What to do: With pictures left out, retype the lines from the start of the records through the one that contains "487], paddingInner=0.315, paddingOuter=0.1575)".

Input data:
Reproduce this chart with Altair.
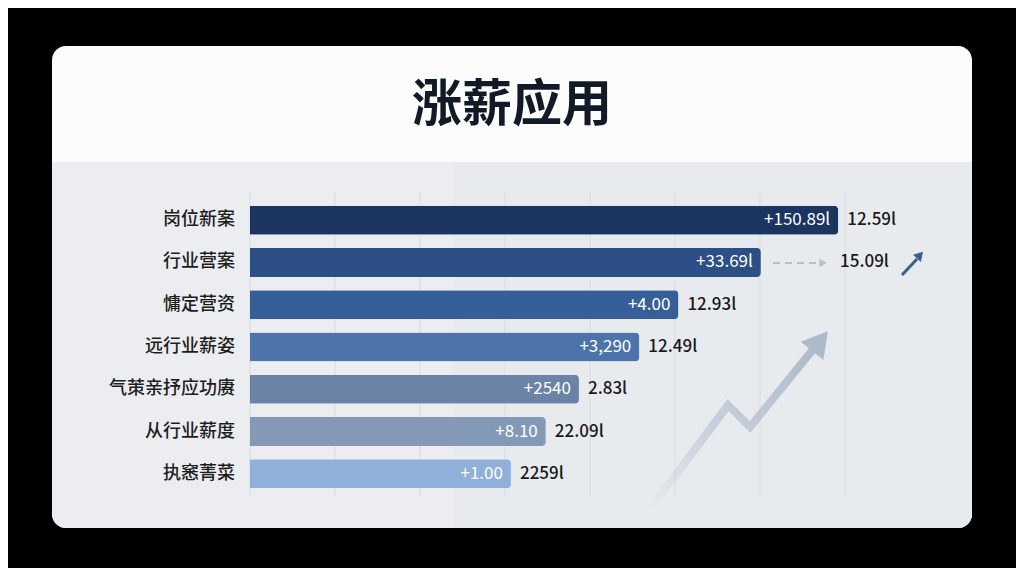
import altair as alt
import pandas as pd

# ---------------- data ----------------
title_text = "涨薪应用"
categories = ["岗位新案", "行业营案", "慵定营资", "远行业薪姿", "气茦亲抒应功赓", "从行业薪度", "执窸菁菜"]
bar_length = [6.92, 6.01, 5.04, 4.58, 3.87, 3.48, 3.07]
inner_labels = ["+150.89l", "+33.69l", "+4.00", "+3,290", "+2540", "+8.10", "+1.00"]
outer_labels = ["12.59l", "15.09l", "12.93l", "12.49l", "2.83l", "22.09l", "2259l"]
bar_colors = ["#1b3460", "#2c5086", "#375f97", "#4c74aa", "#6a83a7", "#8499b8", "#8fb0d8"]
grid_ticks = [0, 1, 2, 3, 4, 5, 6, 7]

FONT = "Noto Sans CJK SC"

df = pd.DataFrame({
    "cat": categories,
    "v": bar_length,
    "inner": inner_labels,
    "outer": outer_labels,
    "color": bar_colors,
    "row": list(range(len(categories))),
})
grid_df = pd.DataFrame({"g": grid_ticks})
one = pd.DataFrame({"k": [0]})

xs = alt.Scale(domain=[0, 7], range=[242, 837], nice=False, zero=True)
ys = alt.Scale(domain=categories, range=[191, 487], paddingInner=0.315, paddingOuter=0.1575)

# ---------------- card background ----------------
card = alt.Chart(one).mark_rect(cornerRadius=14, color="#fbfbfc").encode(
    x=alt.value(44), x2=alt.value(964), y=alt.value(38), y2=alt.value(520)
)
gray = alt.Chart(one).mark_rect(
    cornerRadiusBottomLeft=14, cornerRadiusBottomRight=14, color="#ebedf0"
).encode(x=alt.value(44), x2=alt.value(964), y=alt.value(154), y2=alt.value(520))
gray_right = alt.Chart(one).mark_rect(
    cornerRadiusBottomRight=14, color="#e8ebee"
).encode(x=alt.value(445), x2=alt.value(964), y=alt.value(154), y2=alt.value(520))

title = alt.Chart(one).mark_text(
    font=FONT, fontSize=50, fontWeight="bold", color="#121a28", baseline="middle", align="center"
).encode(x=alt.value(504), y=alt.value(98), text=alt.value(title_text))

# ---------------- grid ----------------
grid = alt.Chart(grid_df).mark_rule(color="#d8dce1", strokeWidth=1).encode(
    x=alt.X("g:Q", scale=xs, axis=None), y=alt.value(184), y2=alt.value(489)
)

# ---------------- decorative trend arrow ----------------
trend_df = pd.DataFrame({"px": [640, 720, 742, 807], "py": [504, 397, 419, 339], "o": [0, 1, 2, 3]})
trend = alt.Chart(trend_df).mark_line(
    strokeWidth=8, strokeJoin="miter", strokeCap="butt",
    stroke=alt.Gradient(
        gradient="linear",
        stops=[
            alt.GradientStop(color="rgba(180,192,208,0)", offset=0),
            alt.GradientStop(color="rgba(180,192,208,0.65)", offset=0.45),
            alt.GradientStop(color="#adbacb", offset=1),
        ],
        x1=0, y1=1, x2=1, y2=0,
    ),
).encode(
    x=alt.X("px:Q", scale=None, axis=None),
    y=alt.Y("py:Q", scale=None, axis=None),
    order="o:O",
)
trend_head = alt.Chart(one).mark_point(
    shape="triangle-up", filled=True, size=850, angle=39, color="#adbacb", opacity=1
).encode(x=alt.value(812), y=alt.value(333))

# ---------------- bars ----------------
bars = alt.Chart(df).mark_bar(cornerRadiusTopRight=4, cornerRadiusBottomRight=4).encode(
    x=alt.X("v:Q", scale=xs, axis=None),
    y=alt.Y("cat:N", scale=ys, axis=None, sort=categories),
    color=alt.Color("color:N", scale=None),
)

cat_labels = alt.Chart(df).mark_text(
    font=FONT, fontSize=18, fontWeight=500, color="#1e1e1e", align="right", baseline="middle"
).encode(
    x=alt.value(227),
    y=alt.Y("cat:N", scale=ys, axis=None, sort=categories),
    text="cat:N",
)

inner = alt.Chart(df).mark_text(
    font=FONT, fontSize=17, color="#ffffff", align="right", baseline="middle", dx=-8
).encode(
    x=alt.X("v:Q", scale=xs, axis=None),
    y=alt.Y("cat:N", scale=ys, axis=None, sort=categories),
    text="inner:N",
)

outer = alt.Chart(df).transform_filter("datum.row != 1").mark_text(
    font=FONT, fontSize=17, fontWeight=500, color="#1a1a1a", align="left", baseline="middle", dx=9
).encode(
    x=alt.X("v:Q", scale=xs, axis=None),
    y=alt.Y("cat:N", scale=ys, axis=None, sort=categories),
    text="outer:N",
)
outer_special = alt.Chart(df).transform_filter("datum.row == 1").mark_text(
    font=FONT, fontSize=17, fontWeight=500, color="#1a1a1a", align="left", baseline="middle"
).encode(
    x=alt.value(832),
    y=alt.Y("cat:N", scale=ys, axis=None, sort=categories),
    text="outer:N",
)

# dashed arrow and small arrow beside row 2
dash = alt.Chart(one).mark_rule(color="#b6c0cb", strokeWidth=2, strokeDash=[7, 5]).encode(
    x=alt.value(765), x2=alt.value(810), y=alt.value(255), y2=alt.value(255)
)
dash_head = alt.Chart(one).mark_point(
    shape="triangle-right", filled=True, size=70, color="#b6c0cb", opacity=1
).encode(x=alt.value(815), y=alt.value(255))
small = alt.Chart(one).mark_rule(color="#3d5f8d", strokeWidth=3).encode(
    x=alt.value(894), x2=alt.value(909), y=alt.value(267), y2=alt.value(251)
)
small_head = alt.Chart(one).mark_point(
    shape="triangle-up", filled=True, size=110, angle=42, color="#3d5f8d", opacity=1
).encode(x=alt.value(912), y=alt.value(247))

chart = alt.layer(
    card, gray, gray_right, title, grid, trend, trend_head,
    bars, cat_labels, inner, outer, outer_special,
    dash, dash_head, small, small_head,
).resolve_scale(x="independent", y="independent").properties(
    width=1008, height=560, padding=0, background="#000000",
    autosize=alt.AutoSizeParams(type="fit", contains="padding"),
).configure_view(stroke=None)

chart.save("out.html", embed_options={"renderer": "svg", "actions": False})
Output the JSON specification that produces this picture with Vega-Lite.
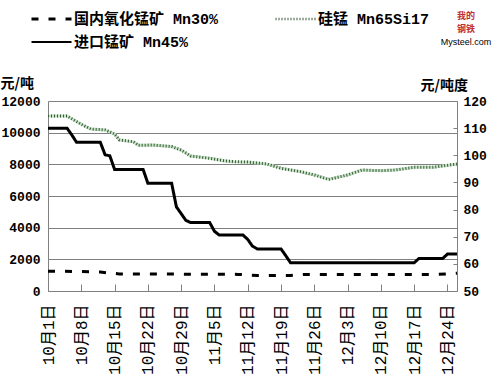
{
  "$schema": "https://vega.github.io/schema/vega-lite/v6.json",
  "width": 409,
  "height": 190,
  "autosize": {"type": "none"},
  "padding": {"left": 48, "top": 101, "right": 42, "bottom": 93},
  "background": "white",
  "title": {
    "text": ["我的", "钢铁"],
    "subtitle": "Mysteel.com",
    "anchor": "end",
    "align": "center",
    "frame": "group",
    "orient": "top",
    "offset": 0,
    "dx": 9,
    "dy": 35,
    "fontSize": 9,
    "font": "Noto Sans CJK SC",
    "fontWeight": "bold",
    "color": "#c03030",
    "lineHeight": 13,
    "subtitleFontSize": 9,
    "subtitleFont": "Liberation Sans",
    "subtitleColor": "#000000",
    "subtitlePadding": 4
  },
  "datasets": {
    "left": [
      {"date": "2008-10-01", "series": "国内氧化锰矿 Mn30%", "value": 1250},
      {"date": "2008-10-08", "series": "国内氧化锰矿 Mn30%", "value": 1230},
      {"date": "2008-10-12", "series": "国内氧化锰矿 Mn30%", "value": 1200},
      {"date": "2008-10-14", "series": "国内氧化锰矿 Mn30%", "value": 1130},
      {"date": "2008-10-16", "series": "国内氧化锰矿 Mn30%", "value": 1080},
      {"date": "2008-11-10", "series": "国内氧化锰矿 Mn30%", "value": 1050},
      {"date": "2008-11-14", "series": "国内氧化锰矿 Mn30%", "value": 980},
      {"date": "2008-11-21", "series": "国内氧化锰矿 Mn30%", "value": 980},
      {"date": "2008-11-24", "series": "国内氧化锰矿 Mn30%", "value": 1050},
      {"date": "2008-12-22", "series": "国内氧化锰矿 Mn30%", "value": 1050},
      {"date": "2008-12-26", "series": "国内氧化锰矿 Mn30%", "value": 1120},
      {"date": "2008-10-01", "series": "硅锰 Mn65Si17", "value": 11050},
      {"date": "2008-10-05", "series": "硅锰 Mn65Si17", "value": 11050},
      {"date": "2008-10-08", "series": "硅锰 Mn65Si17", "value": 10530},
      {"date": "2008-10-10", "series": "硅锰 Mn65Si17", "value": 10230},
      {"date": "2008-10-13", "series": "硅锰 Mn65Si17", "value": 10170},
      {"date": "2008-10-15", "series": "硅锰 Mn65Si17", "value": 9920},
      {"date": "2008-10-16", "series": "硅锰 Mn65Si17", "value": 9540},
      {"date": "2008-10-19", "series": "硅锰 Mn65Si17", "value": 9420},
      {"date": "2008-10-20", "series": "硅锰 Mn65Si17", "value": 9200},
      {"date": "2008-10-23", "series": "硅锰 Mn65Si17", "value": 9220},
      {"date": "2008-10-27", "series": "硅锰 Mn65Si17", "value": 9120},
      {"date": "2008-10-29", "series": "硅锰 Mn65Si17", "value": 8900},
      {"date": "2008-10-31", "series": "硅锰 Mn65Si17", "value": 8530},
      {"date": "2008-11-04", "series": "硅锰 Mn65Si17", "value": 8380},
      {"date": "2008-11-07", "series": "硅锰 Mn65Si17", "value": 8230},
      {"date": "2008-11-09", "series": "硅锰 Mn65Si17", "value": 8170},
      {"date": "2008-11-12", "series": "硅锰 Mn65Si17", "value": 8140},
      {"date": "2008-11-16", "series": "硅锰 Mn65Si17", "value": 8020},
      {"date": "2008-11-19", "series": "硅锰 Mn65Si17", "value": 7750},
      {"date": "2008-11-23", "series": "硅锰 Mn65Si17", "value": 7540},
      {"date": "2008-11-26", "series": "硅锰 Mn65Si17", "value": 7330},
      {"date": "2008-11-29", "series": "硅锰 Mn65Si17", "value": 7050},
      {"date": "2008-12-03", "series": "硅锰 Mn65Si17", "value": 7330},
      {"date": "2008-12-06", "series": "硅锰 Mn65Si17", "value": 7640},
      {"date": "2008-12-10", "series": "硅锰 Mn65Si17", "value": 7600},
      {"date": "2008-12-13", "series": "硅锰 Mn65Si17", "value": 7640},
      {"date": "2008-12-17", "series": "硅锰 Mn65Si17", "value": 7810},
      {"date": "2008-12-21", "series": "硅锰 Mn65Si17", "value": 7810},
      {"date": "2008-12-26", "series": "硅锰 Mn65Si17", "value": 8020}
    ],
    "right": [
      {"date": "2008-10-01", "series": "进口锰矿 Mn45%", "value": 110},
      {"date": "2008-10-05", "series": "进口锰矿 Mn45%", "value": 110},
      {"date": "2008-10-06", "series": "进口锰矿 Mn45%", "value": 107.5},
      {"date": "2008-10-07", "series": "进口锰矿 Mn45%", "value": 104.8},
      {"date": "2008-10-12", "series": "进口锰矿 Mn45%", "value": 104.8},
      {"date": "2008-10-13", "series": "进口锰矿 Mn45%", "value": 100.2},
      {"date": "2008-10-14", "series": "进口锰矿 Mn45%", "value": 99.8},
      {"date": "2008-10-15", "series": "进口锰矿 Mn45%", "value": 94.8},
      {"date": "2008-10-21", "series": "进口锰矿 Mn45%", "value": 94.8},
      {"date": "2008-10-22", "series": "进口锰矿 Mn45%", "value": 89.7},
      {"date": "2008-10-27", "series": "进口锰矿 Mn45%", "value": 89.7},
      {"date": "2008-10-28", "series": "进口锰矿 Mn45%", "value": 81},
      {"date": "2008-10-29", "series": "进口锰矿 Mn45%", "value": 78.5},
      {"date": "2008-10-30", "series": "进口锰矿 Mn45%", "value": 76},
      {"date": "2008-10-31", "series": "进口锰矿 Mn45%", "value": 75.2},
      {"date": "2008-11-04", "series": "进口锰矿 Mn45%", "value": 75.2},
      {"date": "2008-11-05", "series": "进口锰矿 Mn45%", "value": 72},
      {"date": "2008-11-06", "series": "进口锰矿 Mn45%", "value": 70.6},
      {"date": "2008-11-11", "series": "进口锰矿 Mn45%", "value": 70.6},
      {"date": "2008-11-12", "series": "进口锰矿 Mn45%", "value": 69},
      {"date": "2008-11-13", "series": "进口锰矿 Mn45%", "value": 66.5},
      {"date": "2008-11-14", "series": "进口锰矿 Mn45%", "value": 65.5},
      {"date": "2008-11-19", "series": "进口锰矿 Mn45%", "value": 65.5},
      {"date": "2008-11-20", "series": "进口锰矿 Mn45%", "value": 63},
      {"date": "2008-11-21", "series": "进口锰矿 Mn45%", "value": 60.4},
      {"date": "2008-12-17", "series": "进口锰矿 Mn45%", "value": 60.4},
      {"date": "2008-12-18", "series": "进口锰矿 Mn45%", "value": 62},
      {"date": "2008-12-23", "series": "进口锰矿 Mn45%", "value": 62},
      {"date": "2008-12-24", "series": "进口锰矿 Mn45%", "value": 63.6},
      {"date": "2008-12-26", "series": "进口锰矿 Mn45%", "value": 63.6}
    ]
  },
  "encoding": {
    "x": {
      "field": "date",
      "type": "temporal",
      "scale": {
        "type": "utc",
        "domain": [
          {"year": 2008, "month": 10, "date": 1, "utc": true},
          {"year": 2008, "month": 12, "date": 26, "utc": true}
        ]
      },
      "axis": {
        "title": null,
        "values": [
          {"year": 2008, "month": 10, "date": 1, "utc": true},
          {"year": 2008, "month": 10, "date": 8, "utc": true},
          {"year": 2008, "month": 10, "date": 15, "utc": true},
          {"year": 2008, "month": 10, "date": 22, "utc": true},
          {"year": 2008, "month": 10, "date": 29, "utc": true},
          {"year": 2008, "month": 11, "date": 5, "utc": true},
          {"year": 2008, "month": 11, "date": 12, "utc": true},
          {"year": 2008, "month": 11, "date": 19, "utc": true},
          {"year": 2008, "month": 11, "date": 26, "utc": true},
          {"year": 2008, "month": 12, "date": 3, "utc": true},
          {"year": 2008, "month": 12, "date": 10, "utc": true},
          {"year": 2008, "month": 12, "date": 17, "utc": true},
          {"year": 2008, "month": 12, "date": 24, "utc": true}
        ],
        "labelExpr": "utcFormat(datum.value, '%-m月%-d日')",
        "labelAngle": 270,
        "labelFont": "Liberation Mono, Noto Sans CJK SC",
        "labelFontSize": 16,
        "labelColor": "#000000",
        "labelPadding": 20,
        "labelOverlap": false,
        "labelFlush": false,
        "tickSize": -7,
        "tickColor": "#808080",
        "domainColor": "#808080",
        "grid": false
      }
    }
  },
  "layer": [
    {
      "data": {"name": "left"},
      "encoding": {
        "y": {
          "field": "value",
          "type": "quantitative",
          "scale": {"domain": [0, 12000], "nice": false, "zero": false},
          "axis": {
            "orient": "left",
            "title": "元/吨",
            "titleAngle": 0,
            "titleAlign": "left",
            "titleBaseline": "middle",
            "titleX": -48,
            "titleY": -18,
            "titleFont": "Noto Sans CJK SC",
            "titleFontSize": 14,
            "titleFontWeight": "bold",
            "titleColor": "#000000",
            "values": [0, 2000, 4000, 6000, 8000, 10000, 12000],
            "format": "d",
            "labelFont": "Liberation Mono",
            "labelFontSize": 13,
            "labelFontWeight": "bold",
            "labelColor": "#000000",
            "labelPadding": 8,
            "ticks": false,
            "grid": true,
            "gridColor": "#808080",
            "domainColor": "#808080"
          }
        }
      },
      "layer": [
        {
          "transform": [{"filter": "datum.series === '硅锰 Mn65Si17'"}],
          "mark": {"type": "line", "color": "#c4e4c4", "strokeWidth": 3},
          "encoding": {}
        },
        {
          "mark": {"type": "line", "strokeWidth": 3},
          "encoding": {
            "color": {
              "field": "series",
              "type": "nominal",
              "scale": {
                "domain": ["国内氧化锰矿 Mn30%", "硅锰 Mn65Si17", "进口锰矿 Mn45%"],
                "range": ["#000000", "#3d573d", "#000000"]
              },
              "legend": {"title": null}
            },
            "strokeWidth": {
              "field": "series",
              "type": "nominal",
              "scale": {
                "domain": ["国内氧化锰矿 Mn30%", "硅锰 Mn65Si17", "进口锰矿 Mn45%"],
                "range": [3, 2, 3]
              },
              "legend": null
            },
            "strokeDash": {
              "field": "series",
              "type": "nominal",
              "scale": {
                "domain": ["国内氧化锰矿 Mn30%", "硅锰 Mn65Si17", "进口锰矿 Mn45%"],
                "range": [[7, 10], [1, 2], [1, 0]]
              },
              "legend": {"title": null}
            }
          }
        }
      ]
    },
    {
      "data": {"name": "right"},
      "mark": {"type": "line", "strokeWidth": 3},
      "encoding": {
        "y": {
          "field": "value",
          "type": "quantitative",
          "scale": {"domain": [50, 120], "nice": false, "zero": false},
          "axis": {
            "orient": "right",
            "title": "元/吨度",
            "titleAngle": 0,
            "titleAlign": "left",
            "titleBaseline": "middle",
            "titleX": -37,
            "titleY": -16,
            "titleFont": "Noto Sans CJK SC",
            "titleFontSize": 14,
            "titleFontWeight": "bold",
            "titleColor": "#000000",
            "values": [50, 60, 70, 80, 90, 100, 110, 120],
            "labelFont": "Liberation Mono",
            "labelFontSize": 13,
            "labelFontWeight": "bold",
            "labelColor": "#000000",
            "labelPadding": 10,
            "tickSize": -4,
            "tickColor": "#808080",
            "grid": false,
            "domainColor": "#808080"
          }
        },
        "color": {
          "field": "series",
          "type": "nominal",
          "legend": {"title": null}
        },
        "strokeDash": {
          "field": "series",
          "type": "nominal",
          "legend": {"title": null}
        }
      }
    }
  ],
  "resolve": {"scale": {"y": "independent"}},
  "config": {
    "view": {"stroke": null},
    "legend": {
      "orient": "none",
      "legendX": -18,
      "legendY": -89,
      "direction": "horizontal",
      "columns": 2,
      "symbolType": "stroke",
      "symbolSize": 1600,
      "symbolStrokeWidth": 3,
      "clipHeight": 14,
      "labelFont": "Liberation Mono, Noto Sans CJK SC",
      "labelFontSize": 15,
      "labelFontWeight": "bold",
      "labelColor": "#000000",
      "labelLimit": 400,
      "labelOffset": 1,
      "columnPadding": 55,
      "rowPadding": 8
    }
  }
}
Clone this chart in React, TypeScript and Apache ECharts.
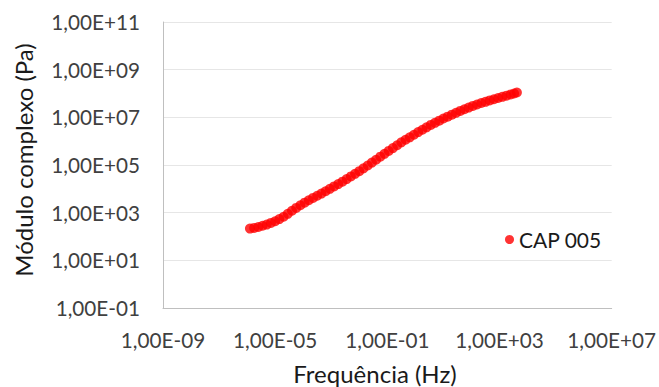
import React, { useEffect, useRef } from "react";
import * as echarts from "echarts";

// Frequência (Hz) and módulo complexo (Pa) of the CAP 005 master curve
const frequencyHz: number[] = [
  1.26e-6, 1.78e-6, 2.51e-6, 3.55e-6, 5.01e-6, 7.08e-6, 1.0e-5, 1.41e-5, 2.0e-5, 2.82e-5,
  3.98e-5, 5.62e-5, 7.94e-5, 1.12e-4, 1.58e-4, 2.24e-4, 3.16e-4, 4.47e-4, 6.31e-4, 8.91e-4,
  1.26e-3, 1.78e-3, 2.51e-3, 3.55e-3, 5.01e-3, 7.08e-3, 1.0e-2, 1.41e-2, 2.0e-2, 2.82e-2,
  3.98e-2, 5.62e-2, 7.94e-2, 0.112, 0.158, 0.224, 0.316, 0.447, 0.631, 0.891,
  1.26, 1.78, 2.51, 3.55, 5.01, 7.08, 10.0, 14.1, 20.0, 28.2,
  39.8, 56.2, 79.4, 112, 158, 224, 316, 447, 631, 891,
  1260, 1780, 2510, 3310, 4170,
];

const complexModulusPa: number[] = [
  214, 229, 251, 282, 316, 372, 437, 537, 676, 891,
  1200, 1580, 2040, 2630, 3310, 4170, 5130, 6310, 7940, 1.0e4,
  1.26e4, 1.58e4, 2.0e4, 2.57e4, 3.31e4, 4.27e4, 5.5e4, 7.24e4, 9.55e4, 1.26e5,
  1.66e5, 2.24e5, 2.95e5, 3.89e5, 5.13e5, 6.76e5, 8.91e5, 1.15e6, 1.45e6, 1.86e6,
  2.4e6, 3.02e6, 3.8e6, 4.79e6, 5.89e6, 7.24e6, 8.91e6, 1.07e7, 1.29e7, 1.55e7,
  1.86e7, 2.19e7, 2.57e7, 3.02e7, 3.47e7, 3.98e7, 4.47e7, 5.13e7, 5.75e7, 6.46e7,
  7.24e7, 8.13e7, 9.12e7, 1.0e8, 1.1e8,
];

const seriesName = "CAP 005";
const xTitle = "Frequência (Hz)";
const yTitle = "Módulo complexo (Pa)";

// Axis ranges (Hz / Pa) and tick steps in decades
const xRange = [1e-9, 1e7];
const yRange = [1e-1, 1e11];
const xStepDecades = 4;
const yStepDecades = 2;

const FONT = "Lato, 'Open Sans', sans-serif";

// Excel-style scientific label: 1,00E+05
function sciLabel(v: number): string {
  const e = Math.round(Math.log10(v));
  const sign = e < 0 ? "-" : "+";
  const abs = Math.abs(e);
  return "1,00E" + sign + (abs < 10 ? "0" + abs : String(abs));
}

export default function App() {
  const ref = useRef<HTMLDivElement>(null);

  useEffect(() => {
    if (!ref.current) return;
    const chart = echarts.init(ref.current, undefined, { renderer: "svg" });
    const points = frequencyHz.map((f, i) => [f, complexModulusPa[i]]);

    chart.setOption({
      animation: false,
      backgroundColor: "#ffffff",
      grid: { left: 163, right: 46, top: 22, bottom: 79 },
      legend: {
        show: true,
        left: 500,
        top: 224,
        icon: "circle",
        itemWidth: 9,
        itemHeight: 9,
        itemGap: 6,
        textStyle: { fontFamily: FONT, fontSize: 21, color: "#1a1a1a" },
        data: [seriesName],
      },
      xAxis: {
        type: "log",
        logBase: 10,
        min: xRange[0],
        max: xRange[1],
        interval: xStepDecades,
        axisLine: { show: true, lineStyle: { color: "#bfbfbf", width: 1 } },
        axisTick: { show: false },
        splitLine: { show: false },
        minorTick: { show: false },
        axisLabel: {
          formatter: sciLabel,
          fontFamily: FONT,
          fontSize: 20.7,
          color: "#404040",
          margin: 21,
        },
      },
      yAxis: {
        type: "log",
        logBase: 10,
        min: yRange[0],
        max: yRange[1],
        interval: yStepDecades,
        axisLine: { show: true, lineStyle: { color: "#bfbfbf", width: 1 } },
        axisTick: { show: false },
        splitLine: { show: true, lineStyle: { color: "#e6e6e6", width: 1 } },
        axisLabel: {
          formatter: sciLabel,
          fontFamily: FONT,
          fontSize: 20.7,
          color: "#404040",
          margin: 23,
        },
      },
      graphic: [
        {
          type: "text",
          x: 375,
          y: 373,
          style: {
            text: xTitle,
            fontFamily: FONT,
            fontSize: 24,
            fill: "#1a1a1a",
            align: "center",
            verticalAlign: "middle",
          },
        },
        {
          type: "text",
          x: 23,
          y: 160,
          rotation: Math.PI / 2,
          style: {
            text: yTitle,
            fontFamily: FONT,
            fontSize: 24,
            fill: "#1a1a1a",
            align: "center",
            verticalAlign: "middle",
          },
        },
      ],
      series: [
        {
          name: seriesName,
          type: "scatter",
          symbol: "circle",
          symbolSize: 10,
          itemStyle: { color: "#ff0000" },
          data: points,
        },
      ],
    });

    return () => chart.dispose();
  }, []);

  return <div ref={ref} style={{ width: 659, height: 387, position: "absolute", left: 0, top: 0 }} />;
}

Answer for this exercise:
Reproduce this chart with Altair.
import altair as alt
import pandas as pd

# ---------------- data ----------------
title_text = "涨薪应用"
categories = ["岗位新案", "行业营案", "慵定营资", "远行业薪姿", "气茦亲抒应功赓", "从行业薪度", "执窸菁菜"]
bar_length = [6.92, 6.01, 5.04, 4.58, 3.87, 3.48, 3.07]
inner_labels = ["+150.89l", "+33.69l", "+4.00", "+3,290", "+2540", "+8.10", "+1.00"]
outer_labels = ["12.59l", "15.09l", "12.93l", "12.49l", "2.83l", "22.09l", "2259l"]
bar_colors = ["#1b3460", "#2c5086", "#375f97", "#4c74aa", "#6a83a7", "#8499b8", "#8fb0d8"]
grid_ticks = [0, 1, 2, 3, 4, 5, 6, 7]

FONT = "Noto Sans CJK SC"

df = pd.DataFrame({
    "cat": categories,
    "v": bar_length,
    "inner": inner_labels,
    "outer": outer_labels,
    "color": bar_colors,
    "row": list(range(len(categories))),
})
grid_df = pd.DataFrame({"g": grid_ticks})
one = pd.DataFrame({"k": [0]})

xs = alt.Scale(domain=[0, 7], range=[242, 837], nice=False, zero=True)
ys = alt.Scale(domain=categories, range=[191, 487], paddingInner=0.315, paddingOuter=0.1575)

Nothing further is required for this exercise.